In the south suburbs of Chicago, we don’t get as much snow as those people north and west of us. Last year it barely snowed at all. Our sleds stayed put. This year December went by and I’m not even sure it got down to freezing. January had a few cold days, punctuated with even more in the 40s. We tried, mid-February, to eke out a sledding run from the two inches of snow we had gotten. The grass on the hill shown through, like a man in white face paint badly in need of a shave. It was pathetic. But it was all we had.

Finally, a few storms in a row at the end of February piled the snow up a few inches. And then last week, on March 5, eight inches fell and I was outside for most of it. My 10-year-old and I made a snowman, and she taught me how to roll the snow rather than pack it. But our fun was punctuated by me trying to snow blow, which I had to do twice as the snow was coming down that hard. It was pleasure and work, though the work in the snow was pretty pleasureful. Our snowman had a carrot nose and a cantaloupe mouth. Dixon got two of her best buttons for eyes. I found an old favorite hat. And we took some knit gloves that we don’t use anymore and fitted them on stick arms. We spent hours outside, romping in the snow, looking for the proper sticks, rolling, shoveling. Laughing. Then we took a picture.

Because in the end, posterity is all we have.

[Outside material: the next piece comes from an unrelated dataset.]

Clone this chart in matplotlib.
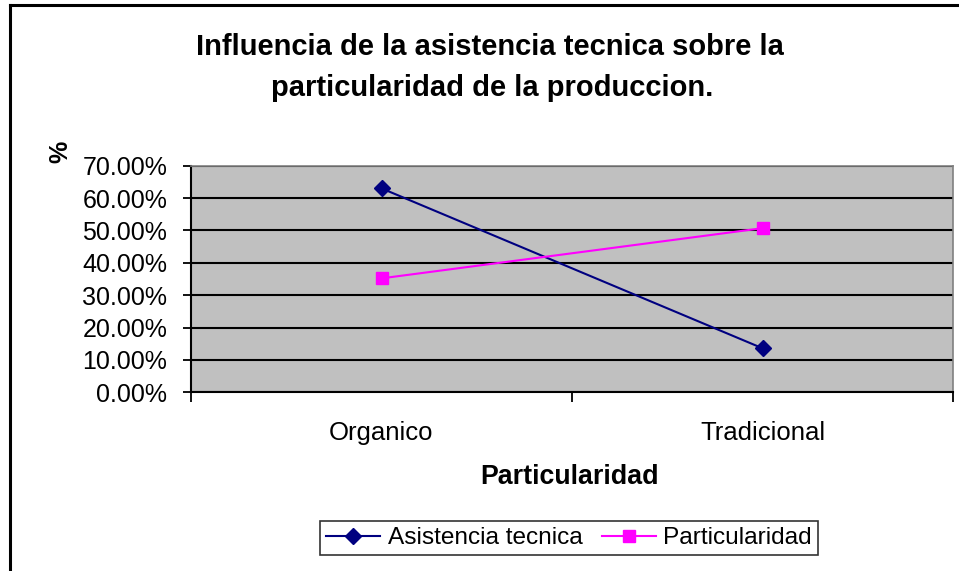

A week later it is 47 degrees and raining. I just picked up my hat, unhanded the gloves from the sticks, and washed the buttons and put them back in the sewing box. There are clumps of snow dotting my yard, like frozen dumplings on a bed of kale. Spring is here, or coming – either way, there is no more snow for this year. I find my self counting down the months till December, when I can hope again for a snowstorm and cold weather, proof that global warming hasn’t taken hold. My entire life has been a dream of snow. Why I never moved to Denver or Vermont I’ll never know. Perhaps I’ve been trying to recreate that memory of flying down the hill with my dad. Perhaps I will never fully succeed. But dammit, I’m looking at those Jackson Hole flyers and wondering if they will still be good in a year.